Thursday, August 26, 2010

The tale of two flights

"Kaan paini ki mo jami chaddbi (why should I leave my land)" : said a Dongria Kondh girl Lindaja Samri after she welcomed Rahul Gandhi on his visit to Kalahandi yesterday, post the Vedanta licence cancellation episode. Very significant statement indeed. And very similar to the ones we have heard in different dialects over and over again for years together, but ignored in the name of development and public good. 

I was reading this wonderful book by Arundhati Roy "The algebra of infinite justice" and the human cost of "development" suddenly stuck me on my face like a tight slap.

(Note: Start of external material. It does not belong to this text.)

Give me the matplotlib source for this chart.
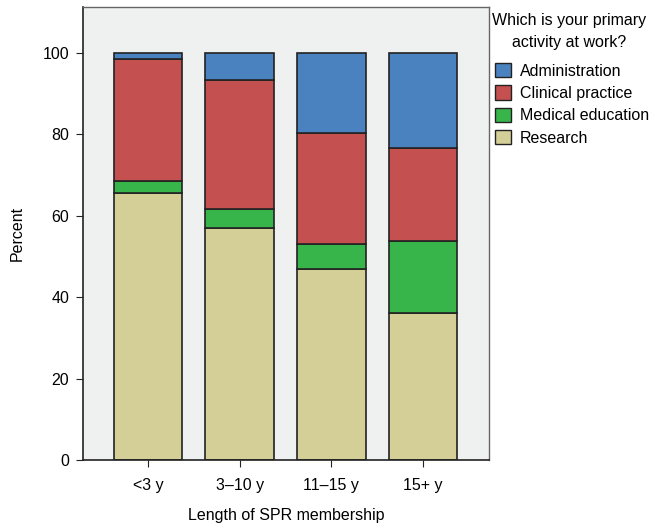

She has written about many hapless Adivasis who became landless labourers and came to live in shanties after their land were forcefully acquired in "public interest". One example is enough : In a village called Kothie in Gujrat, as a preqursor to the Sardar Sarovar Dam, the Government acquired 1600 acres of land from 950 Tadvi Adivasis in 1961. An aghast Mohan Bhai Tadvi watched 8 acres of his land with standing crop of jowar, toovar and cotton being levelled. Three years later he received his cash compensation of Rs.250 an acre in three separate instalments. One can well imagine what he must have gone through after being robbed of his land, livelihood and security, all at once. This was during Pandit Nehru's time. He had actually flown in to switch on the beginning of this massive destruction of the Narmada valley. 

Atleast, land used to be acquired then for large infrastructure projects, notwithstanding their viability or validity, that the powers genuinely believed in, would serve the common man. Over the years, and as the political parties have grown hungrier, we have seen land increasingly being acquired for private good. The most fertile land, the most fragile ecology, forests, you name it, land has been indiscriminately usurped to benefit the politician-bureaucrat-industrialist  nexus. People, mostly Adivasis and small farmers, have protested, pleaded, begged, been intimidated, taken bullets, been lathicharged, starved, died to protect their homes and hearth, but nobody listened.  Democracy, as we know it, strangely never got reflected in this particular case. Be it brutality on protesting farmers in UP or bullets for their brethren in Bengal, the nation has experienced the same insensitivity cutting accross political beliefs and spectrum. 

Till very recently, we were all deaf. To many of us urban brats, the likes of Medha Patkar were an irritant. They created unnecessary hassles in the path of development to serve their own tiny interests. To some of us more inclined to imaginary threats, they were agents of our unknown enemies, blocking our nation's progress. To the more fashionable elite, they looked unkempt and agrarian, therefore untrustworthy.

When hundreds of tribals worshipped Niyam Raja, the Hill God of Niyamgiri, and descended the slopes to reach Jagannathpur to celebrate getting back their land and their Lord yesterday, something had changed forever. Rahul Gandhi's flight to Kalahandi is different from his great grandfather's flight to Kothie in more ways than one. But the single fact that stands out is this : the earlier flight took away land from the people, the latest one gave it back. There is one more fact to be considered though. The land had always belonged to their rightful owners and no one is doing them a favour by not snatching it away. By restoring their rights, what perhaps we are beginning to give back our own selves are sensitivity, democratic thought process, nondiscriminatory behaviour and sense of justice, finally. But who knows if someone is waiting at another airport to catch another flight to try to destroy another habitat ? Only time and the strength of our democracy will tell.